--- DIRECTION ---
Return exactly and only these lines: the first of the listing through the one containing "plt.rcParams['font.family'] = ['Liberation".

++++++

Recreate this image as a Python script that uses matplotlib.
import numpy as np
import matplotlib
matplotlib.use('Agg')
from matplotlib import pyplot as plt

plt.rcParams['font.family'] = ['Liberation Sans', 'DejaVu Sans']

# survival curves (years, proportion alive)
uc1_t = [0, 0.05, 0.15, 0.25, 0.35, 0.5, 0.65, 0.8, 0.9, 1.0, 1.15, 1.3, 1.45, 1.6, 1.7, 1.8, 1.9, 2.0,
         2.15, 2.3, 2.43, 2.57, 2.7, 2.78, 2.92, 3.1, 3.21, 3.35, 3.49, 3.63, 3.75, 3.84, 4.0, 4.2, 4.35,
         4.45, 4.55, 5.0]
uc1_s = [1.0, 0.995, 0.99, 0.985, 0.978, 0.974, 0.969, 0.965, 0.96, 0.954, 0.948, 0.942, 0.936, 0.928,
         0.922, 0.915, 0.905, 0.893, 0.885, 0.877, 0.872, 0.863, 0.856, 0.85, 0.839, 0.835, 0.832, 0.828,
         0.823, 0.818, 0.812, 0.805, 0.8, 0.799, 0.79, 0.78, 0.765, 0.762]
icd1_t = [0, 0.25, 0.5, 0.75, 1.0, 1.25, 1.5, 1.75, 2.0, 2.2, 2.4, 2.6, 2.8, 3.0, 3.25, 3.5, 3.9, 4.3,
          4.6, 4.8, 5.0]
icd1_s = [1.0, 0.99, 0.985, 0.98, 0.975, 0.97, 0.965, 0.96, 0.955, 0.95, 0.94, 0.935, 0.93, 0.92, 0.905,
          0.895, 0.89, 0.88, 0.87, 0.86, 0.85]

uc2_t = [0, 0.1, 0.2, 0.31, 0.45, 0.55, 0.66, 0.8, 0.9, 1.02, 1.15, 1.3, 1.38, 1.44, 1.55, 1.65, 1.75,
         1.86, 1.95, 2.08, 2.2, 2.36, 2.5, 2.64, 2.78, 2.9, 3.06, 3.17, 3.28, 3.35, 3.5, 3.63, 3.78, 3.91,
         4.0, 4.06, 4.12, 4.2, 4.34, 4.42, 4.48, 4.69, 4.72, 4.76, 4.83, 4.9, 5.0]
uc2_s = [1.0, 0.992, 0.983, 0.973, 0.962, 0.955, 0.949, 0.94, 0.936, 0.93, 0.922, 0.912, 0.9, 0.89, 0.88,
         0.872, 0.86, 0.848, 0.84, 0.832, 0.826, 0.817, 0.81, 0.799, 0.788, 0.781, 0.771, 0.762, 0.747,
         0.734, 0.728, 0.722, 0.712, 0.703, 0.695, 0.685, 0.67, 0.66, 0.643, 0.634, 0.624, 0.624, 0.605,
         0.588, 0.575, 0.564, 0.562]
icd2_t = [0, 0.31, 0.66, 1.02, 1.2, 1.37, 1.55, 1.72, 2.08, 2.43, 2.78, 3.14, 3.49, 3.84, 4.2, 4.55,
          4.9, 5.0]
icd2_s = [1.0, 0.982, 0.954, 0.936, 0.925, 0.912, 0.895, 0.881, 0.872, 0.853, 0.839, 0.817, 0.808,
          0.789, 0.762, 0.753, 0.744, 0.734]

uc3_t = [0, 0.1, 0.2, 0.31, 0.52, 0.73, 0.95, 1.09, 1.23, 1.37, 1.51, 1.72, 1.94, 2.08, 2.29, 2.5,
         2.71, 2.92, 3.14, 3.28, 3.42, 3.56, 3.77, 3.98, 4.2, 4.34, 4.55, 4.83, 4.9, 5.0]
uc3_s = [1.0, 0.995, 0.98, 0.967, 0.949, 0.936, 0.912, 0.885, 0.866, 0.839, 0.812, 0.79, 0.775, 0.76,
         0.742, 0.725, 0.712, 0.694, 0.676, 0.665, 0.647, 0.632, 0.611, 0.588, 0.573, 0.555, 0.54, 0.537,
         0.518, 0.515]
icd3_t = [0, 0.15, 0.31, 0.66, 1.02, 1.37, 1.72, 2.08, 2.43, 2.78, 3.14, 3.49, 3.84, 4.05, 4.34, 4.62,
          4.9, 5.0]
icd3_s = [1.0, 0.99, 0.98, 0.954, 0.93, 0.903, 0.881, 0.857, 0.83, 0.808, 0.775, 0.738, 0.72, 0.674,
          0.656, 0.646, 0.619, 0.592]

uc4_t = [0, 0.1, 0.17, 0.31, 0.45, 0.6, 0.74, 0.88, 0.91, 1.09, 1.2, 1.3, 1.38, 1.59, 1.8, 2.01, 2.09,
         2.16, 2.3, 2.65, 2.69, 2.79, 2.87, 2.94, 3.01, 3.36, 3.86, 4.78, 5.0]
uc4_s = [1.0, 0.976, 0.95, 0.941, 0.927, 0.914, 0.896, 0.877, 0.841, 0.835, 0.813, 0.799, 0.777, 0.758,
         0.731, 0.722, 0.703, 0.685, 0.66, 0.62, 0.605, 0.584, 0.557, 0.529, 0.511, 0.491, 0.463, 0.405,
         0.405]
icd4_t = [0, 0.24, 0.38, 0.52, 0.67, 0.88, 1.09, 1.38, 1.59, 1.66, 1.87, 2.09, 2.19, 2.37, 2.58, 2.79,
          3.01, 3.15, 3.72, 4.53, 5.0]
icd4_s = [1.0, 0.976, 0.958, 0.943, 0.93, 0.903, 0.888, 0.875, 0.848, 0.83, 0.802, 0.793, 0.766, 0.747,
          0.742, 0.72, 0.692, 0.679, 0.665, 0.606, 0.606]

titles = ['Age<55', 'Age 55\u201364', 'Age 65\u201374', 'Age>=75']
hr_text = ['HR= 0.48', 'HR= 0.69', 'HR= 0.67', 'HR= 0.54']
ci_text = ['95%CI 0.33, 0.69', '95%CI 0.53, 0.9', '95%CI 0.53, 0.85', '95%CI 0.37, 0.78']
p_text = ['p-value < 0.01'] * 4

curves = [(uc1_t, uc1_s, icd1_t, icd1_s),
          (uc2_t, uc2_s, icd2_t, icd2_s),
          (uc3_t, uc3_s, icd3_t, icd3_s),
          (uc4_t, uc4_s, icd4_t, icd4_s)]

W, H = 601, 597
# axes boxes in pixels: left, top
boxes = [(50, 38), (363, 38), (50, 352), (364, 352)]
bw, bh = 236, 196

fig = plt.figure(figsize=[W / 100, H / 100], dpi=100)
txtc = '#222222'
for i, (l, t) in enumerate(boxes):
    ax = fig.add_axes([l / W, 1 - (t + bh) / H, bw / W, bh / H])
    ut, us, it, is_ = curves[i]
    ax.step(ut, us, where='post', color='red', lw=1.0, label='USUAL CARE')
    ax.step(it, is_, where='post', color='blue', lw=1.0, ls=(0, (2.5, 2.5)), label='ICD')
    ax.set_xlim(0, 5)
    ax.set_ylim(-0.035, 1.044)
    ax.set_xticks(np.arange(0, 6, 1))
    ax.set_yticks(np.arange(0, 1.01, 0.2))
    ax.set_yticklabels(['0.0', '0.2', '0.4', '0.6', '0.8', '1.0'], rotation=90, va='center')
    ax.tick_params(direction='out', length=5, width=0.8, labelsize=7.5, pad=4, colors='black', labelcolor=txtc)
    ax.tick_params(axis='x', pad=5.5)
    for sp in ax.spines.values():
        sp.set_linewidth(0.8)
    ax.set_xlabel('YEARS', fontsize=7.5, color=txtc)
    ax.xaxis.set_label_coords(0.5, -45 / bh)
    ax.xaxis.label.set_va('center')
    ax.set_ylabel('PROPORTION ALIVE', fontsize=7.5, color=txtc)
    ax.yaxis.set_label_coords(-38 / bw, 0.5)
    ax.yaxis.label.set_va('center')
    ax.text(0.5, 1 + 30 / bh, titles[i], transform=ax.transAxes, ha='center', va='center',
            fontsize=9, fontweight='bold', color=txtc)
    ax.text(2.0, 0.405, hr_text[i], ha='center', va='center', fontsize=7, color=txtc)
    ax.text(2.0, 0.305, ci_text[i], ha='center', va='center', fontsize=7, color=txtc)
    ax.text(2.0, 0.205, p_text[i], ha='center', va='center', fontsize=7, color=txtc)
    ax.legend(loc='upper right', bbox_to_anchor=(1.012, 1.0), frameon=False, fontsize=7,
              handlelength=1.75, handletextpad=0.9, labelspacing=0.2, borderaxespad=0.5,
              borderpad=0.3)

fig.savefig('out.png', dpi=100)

++++++

--- TASK SOLUTION ---
Recreate this image as a Python script that uses matplotlib.
import numpy as np
import matplotlib
matplotlib.use('Agg')
from matplotlib import pyplot as plt

plt.rcParams['font.family'] = ['Liberation Sans', 'DejaVu Sans']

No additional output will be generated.